** start PROVIDED MATERIAL **

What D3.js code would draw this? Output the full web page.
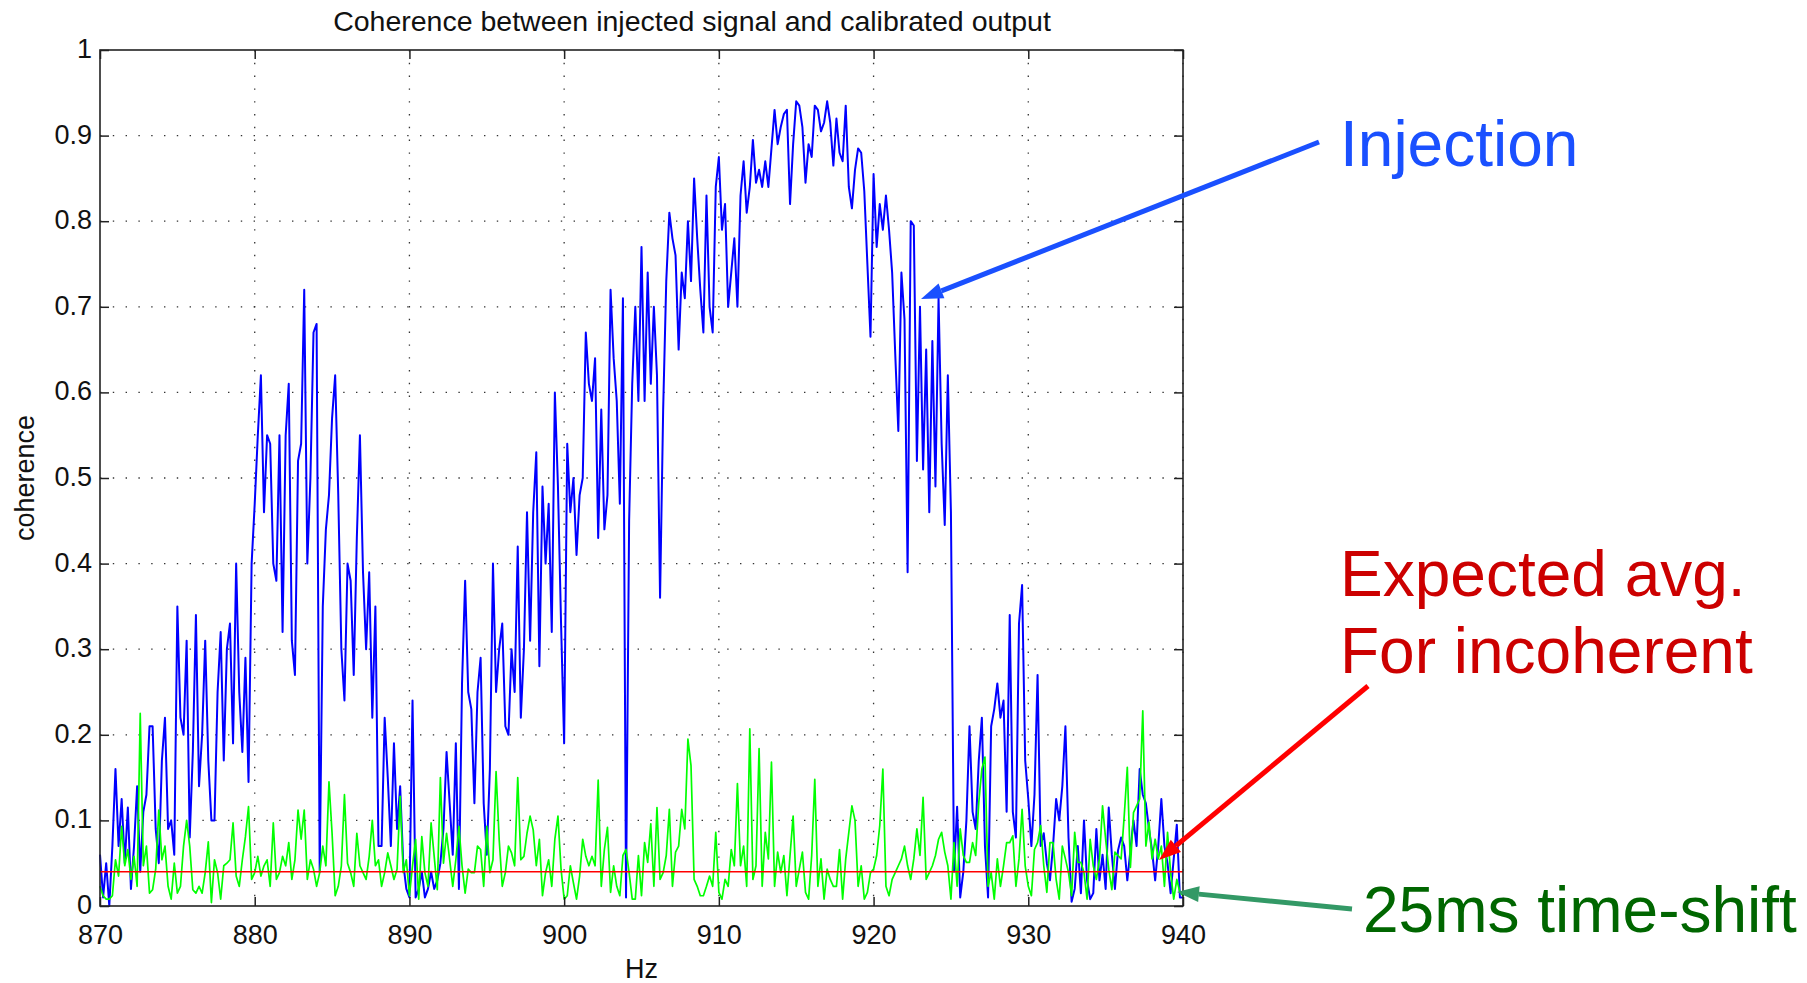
<!DOCTYPE html>
<html>
<head>
<meta charset="UTF-8" />
<title>Coherence between injected signal and calibrated output</title>
<script src="https://cdn.jsdelivr.net/npm/d3@7"></script>
<style>
  body { margin: 0; background: #fff; }
  svg { display: block; font-family: "Liberation Sans", Arial, Helvetica, sans-serif; }
</style>
</head>
<body>
<svg id="chart"></svg>
<script>
// both traces are sampled on the same frequency grid (Hz)
const freqStart = 870;
const freqStep = 0.2;

// coherence of the injection (blue), one row = 2 Hz
const injection = [
  0.06,0.01,0.05,0.00,0.07,0.16,0.07,0.125,0.05,0.115,
  0.02,0.07,0.14,0.04,0.11,0.13,0.21,0.21,0.09,0.05,
  0.17,0.22,0.09,0.10,0.06,0.35,0.22,0.20,0.31,0.08,
  0.18,0.34,0.14,0.20,0.31,0.17,0.10,0.10,0.25,0.32,
  0.17,0.30,0.33,0.19,0.40,0.25,0.18,0.29,0.145,0.40,
  0.47,0.55,0.62,0.46,0.55,0.54,0.40,0.38,0.55,0.32,
  0.55,0.61,0.31,0.27,0.52,0.54,0.72,0.40,0.50,0.67,
  0.68,0.04,0.35,0.44,0.48,0.57,0.62,0.48,0.30,0.24,
  0.40,0.38,0.27,0.43,0.55,0.39,0.30,0.39,0.22,0.35,
  0.07,0.07,0.22,0.15,0.07,0.19,0.09,0.14,0.05,0.02,
  0.01,0.24,0.01,0.02,0.04,0.01,0.02,0.04,0.02,0.03,
  0.05,0.09,0.18,0.12,0.06,0.19,0.02,0.26,0.38,0.25,
  0.23,0.12,0.25,0.29,0.12,0.06,0.16,0.40,0.25,0.30,
  0.33,0.21,0.20,0.30,0.25,0.42,0.22,0.30,0.46,0.31,
  0.46,0.53,0.28,0.49,0.40,0.47,0.32,0.60,0.49,0.33,
  0.19,0.54,0.46,0.50,0.41,0.48,0.50,0.67,0.61,0.59,
  0.64,0.43,0.58,0.44,0.48,0.72,0.64,0.59,0.47,0.71,
  0.01,0.45,0.61,0.70,0.59,0.77,0.59,0.74,0.61,0.70,
  0.62,0.36,0.58,0.73,0.81,0.78,0.76,0.65,0.74,0.71,
  0.80,0.73,0.85,0.78,0.72,0.67,0.83,0.70,0.67,0.84,
  0.875,0.79,0.82,0.70,0.74,0.78,0.70,0.83,0.87,0.81,
  0.84,0.895,0.845,0.86,0.84,0.87,0.84,0.885,0.93,0.89,
  0.91,0.925,0.93,0.82,0.89,0.94,0.935,0.91,0.845,0.89,
  0.875,0.935,0.93,0.905,0.915,0.94,0.915,0.865,0.92,0.88,
  0.87,0.935,0.84,0.815,0.86,0.885,0.88,0.835,0.75,0.665,
  0.855,0.77,0.82,0.79,0.83,0.79,0.74,0.645,0.555,0.74,
  0.685,0.39,0.80,0.795,0.52,0.70,0.51,0.65,0.46,0.66,
  0.49,0.71,0.54,0.445,0.62,0.46,0.04,0.116,0.01,0.04,
  0.10,0.21,0.11,0.09,0.17,0.22,0.07,0.01,0.21,0.23,
  0.26,0.22,0.24,0.11,0.34,0.11,0.08,0.33,0.375,0.17,
  0.125,0.07,0.13,0.27,0.07,0.085,0.05,0.03,0.07,0.125,
  0.10,0.14,0.21,0.08,0.005,0.02,0.07,0.015,0.10,0.03,
  0.008,0.015,0.09,0.03,0.06,0.02,0.115,0.06,0.02,0.065,
  0.08,0.07,0.03,0.065,0.10,0.07,0.16,0.13,0.12,0.09,
  0.065,0.03,0.07,0.125,0.07,0.05,0.015,0.055,0.095,0.01,
  0.01
];

// coherence with a 25ms time-shift (green)
const timeShift = [
  0.023,0.012,0.008,0.008,0.012,0.054,0.035,0.093,0.047,0.066,
  0.031,0.058,0.023,0.225,0.047,0.07,0.015,0.019,0.043,0.112,
  0.054,0.07,0.023,0.008,0.05,0.015,0.023,0.07,0.10,0.07,
  0.019,0.015,0.023,0.015,0.039,0.075,0.004,0.054,0.039,0.008,
  0.047,0.05,0.054,0.097,0.035,0.023,0.054,0.081,0.116,0.031,
  0.039,0.058,0.035,0.047,0.054,0.023,0.097,0.031,0.039,0.058,
  0.047,0.074,0.031,0.054,0.112,0.078,0.112,0.031,0.054,0.043,
  0.023,0.039,0.07,0.047,0.145,0.085,0.012,0.023,0.047,0.13,
  0.05,0.039,0.023,0.085,0.047,0.039,0.031,0.058,0.10,0.047,
  0.054,0.023,0.039,0.062,0.047,0.031,0.043,0.128,0.039,0.054,
  0.012,0.047,0.078,0.008,0.081,0.039,0.023,0.097,0.058,0.019,
  0.15,0.05,0.085,0.054,0.023,0.054,0.093,0.047,0.015,0.043,
  0.039,0.039,0.07,0.066,0.023,0.093,0.039,0.054,0.157,0.078,
  0.023,0.039,0.07,0.062,0.047,0.15,0.054,0.058,0.085,0.105,
  0.089,0.047,0.078,0.012,0.039,0.054,0.023,0.078,0.105,0.043,
  0.008,0.012,0.047,0.027,0.008,0.035,0.078,0.058,0.047,0.058,
  0.047,0.147,0.023,0.066,0.092,0.016,0.047,0.023,0.012,0.059,
  0.066,0.039,0.008,0.008,0.059,0.012,0.074,0.051,0.096,0.023,
  0.115,0.031,0.039,0.059,0.113,0.023,0.063,0.07,0.113,0.09,
  0.195,0.164,0.031,0.023,0.012,0.012,0.023,0.035,0.023,0.086,
  0.016,0.008,0.031,0.023,0.066,0.047,0.143,0.047,0.07,0.023,
  0.207,0.031,0.047,0.184,0.023,0.086,0.055,0.168,0.023,0.063,
  0.039,0.059,0.012,0.059,0.105,0.023,0.043,0.063,0.016,0.008,
  0.059,0.148,0.023,0.055,0.008,0.043,0.031,0.023,0.023,0.066,
  0.008,0.055,0.086,0.117,0.10,0.023,0.047,0.008,0.016,0.039,
  0.043,0.059,0.094,0.16,0.023,0.012,0.031,0.039,0.047,0.055,
  0.07,0.047,0.031,0.055,0.09,0.059,0.127,0.031,0.039,0.047,
  0.059,0.078,0.086,0.063,0.047,0.008,0.074,0.023,0.09,0.059,
  0.051,0.051,0.074,0.059,0.121,0.16,0.174,0.023,0.039,0.008,
  0.055,0.023,0.047,0.074,0.074,0.082,0.023,0.055,0.113,0.047,
  0.023,0.012,0.066,0.074,0.094,0.047,0.016,0.074,0.074,0.031,
  0.008,0.07,0.055,0.039,0.012,0.086,0.051,0.051,0.039,0.008,
  0.078,0.047,0.031,0.055,0.117,0.078,0.043,0.019,0.063,0.059,
  0.055,0.105,0.162,0.045,0.109,0.117,0.125,0.228,0.07,0.098,
  0.055,0.078,0.055,0.07,0.023,0.086,0.039,0.008,0.031,0.016,
  0.012
];

// expected average coherence for incoherent data (red)
const expectedAvg = 0.04;

const xTicks = [870, 880, 890, 900, 910, 920, 930, 940];
const yTicks = [0, 0.1, 0.2, 0.3, 0.4, 0.5, 0.6, 0.7, 0.8, 0.9, 1];
const yTickLabels = ["0", "0.1", "0.2", "0.3", "0.4", "0.5", "0.6", "0.7", "0.8", "0.9", "1"];

const width = 1807, height = 983;
const plotLeft = 100, plotRight = 1183, plotTop = 50, plotBottom = 906;

const svg = d3.select("#chart").attr("width", width).attr("height", height);
svg.append("rect").attr("width", width).attr("height", height).attr("fill", "#fff");

const x = d3.scaleLinear().domain([870, 940]).range([plotLeft, plotRight]);
const y = d3.scaleLinear().domain([0, 1]).range([plotBottom, plotTop]);

// dotted grid
const grid = svg.append("g")
    .attr("stroke", "#333")
    .attr("stroke-width", 1.3)
    .attr("stroke-dasharray", "1.4,11.4");
grid.selectAll(".gx").data(xTicks.slice(1)).enter().append("line")
    .attr("x1", d => x(d)).attr("x2", d => x(d))
    .attr("y1", plotTop).attr("y2", plotBottom);
grid.selectAll(".gy").data(yTicks.slice(1, -1)).enter().append("line")
    .attr("x1", plotLeft).attr("x2", plotRight)
    .attr("y1", d => y(d)).attr("y2", d => y(d));

// the data lines
const points = arr => arr.map((v, i) => [freqStart + i * freqStep, v]);
const line = d3.line().x(d => x(d[0])).y(d => y(d[1]));

svg.append("path")
    .attr("d", line(points(injection)))
    .attr("fill", "none")
    .attr("stroke", "#0000ff")
    .attr("stroke-width", 2)
    .attr("stroke-linejoin", "round");

svg.append("path")
    .attr("d", line(points(timeShift)))
    .attr("fill", "none")
    .attr("stroke", "#00ff00")
    .attr("stroke-width", 1.7)
    .attr("stroke-linejoin", "round");

svg.append("path")
    .attr("d", line([[870, expectedAvg], [940, expectedAvg]]))
    .attr("fill", "none")
    .attr("stroke", "#ff0000")
    .attr("stroke-width", 1.7);

// axes with inward ticks on all four sides
const tickLen = 9;
const fmtY = d => yTickLabels[yTicks.indexOf(d)];

const gx = svg.append("g").attr("transform", `translate(0,${plotBottom})`)
    .call(d3.axisBottom(x).tickValues(xTicks).tickSizeInner(-tickLen).tickSizeOuter(0).tickPadding(19).tickFormat(d3.format("d")));
const gxt = svg.append("g").attr("transform", `translate(0,${plotTop})`)
    .call(d3.axisTop(x).tickValues(xTicks).tickSizeInner(-tickLen).tickSizeOuter(0).tickFormat(""));
const gy = svg.append("g").attr("transform", `translate(${plotLeft},0)`)
    .call(d3.axisLeft(y).tickValues(yTicks).tickSizeInner(-tickLen).tickSizeOuter(0).tickPadding(8).tickFormat(fmtY));
const gyr = svg.append("g").attr("transform", `translate(${plotRight},0)`)
    .call(d3.axisRight(y).tickValues(yTicks).tickSizeInner(-tickLen).tickSizeOuter(0).tickFormat(""));

gy.selectAll("text").attr("dy", "0.28em");

[gx, gxt, gy, gyr].forEach(g => {
  g.select(".domain").remove();
  g.selectAll(".tick line").attr("stroke", "#222").attr("stroke-width", 1.5);
  g.selectAll("text").attr("fill", "#111").style("font-size", "27px")
      .style("font-family", "'Liberation Sans', Arial, Helvetica, sans-serif");
});

svg.append("rect")
    .attr("x", plotLeft).attr("y", plotTop)
    .attr("width", plotRight - plotLeft).attr("height", plotBottom - plotTop)
    .attr("fill", "none").attr("stroke", "#222").attr("stroke-width", 1.6);

// titles
svg.append("text")
    .attr("x", 692).attr("y", 31)
    .attr("text-anchor", "middle")
    .style("font-size", "28.5px").attr("fill", "#111")
    .text("Coherence between injected signal and calibrated output");

svg.append("text")
    .attr("x", (plotLeft + plotRight) / 2).attr("y", 978)
    .attr("text-anchor", "middle")
    .style("font-size", "27px").attr("fill", "#111")
    .text("Hz");

svg.append("text")
    .attr("transform", `translate(34,${(plotTop + plotBottom) / 2}) rotate(-90)`)
    .attr("text-anchor", "middle")
    .style("font-size", "27px").attr("fill", "#111")
    .text("coherence");

// annotation arrows
function arrow(x1, y1, x2, y2, color) {
  const len = 22, half = 8;
  const a = Math.atan2(y2 - y1, x2 - x1);
  const bx = x2 - len * Math.cos(a), by = y2 - len * Math.sin(a);
  svg.append("line")
      .attr("x1", x1).attr("y1", y1).attr("x2", bx).attr("y2", by)
      .attr("stroke", color).attr("stroke-width", 5);
  const px = -Math.sin(a) * half, py = Math.cos(a) * half;
  svg.append("path")
      .attr("d", `M${x2},${y2}L${bx + px},${by + py}L${bx - px},${by - py}Z`)
      .attr("fill", color);
}

arrow(1319, 142, 921, 299, "#1a50ff");
arrow(1368, 686, 1159, 860, "#ff0000");
arrow(1352, 909, 1177, 892, "#339966");

const notes = [
  { text: "Injection", x: 1340, y: 166, color: "#1a50ff" },
  { text: "Expected avg.", x: 1340, y: 596, color: "#cc0000" },
  { text: "For incoherent", x: 1340, y: 673, color: "#cc0000" },
  { text: "25ms time-shift", x: 1363, y: 932, color: "#006600" }
];
svg.selectAll(".note").data(notes).enter().append("text")
    .attr("class", "note")
    .attr("x", d => d.x).attr("y", d => d.y)
    .attr("fill", d => d.color)
    .style("font-size", "64px")
    .text(d => d.text);
</script>
</body>
</html>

** end PROVIDED MATERIAL **

### WHAT YOU HAVE TO DO
Up to and including the line containing "const freqStep = 0.2;", repeat every line from the start of the data, but none of the pictures.

### EXERCISE SOLUTION
What D3.js code would draw this? Output the full web page.
<!DOCTYPE html>
<html>
<head>
<meta charset="UTF-8" />
<title>Coherence between injected signal and calibrated output</title>
<script src="https://cdn.jsdelivr.net/npm/d3@7"></script>
<style>
  body { margin: 0; background: #fff; }
  svg { display: block; font-family: "Liberation Sans", Arial, Helvetica, sans-serif; }
</style>
</head>
<body>
<svg id="chart"></svg>
<script>
// both traces are sampled on the same frequency grid (Hz)
const freqStart = 870;
const freqStep = 0.2;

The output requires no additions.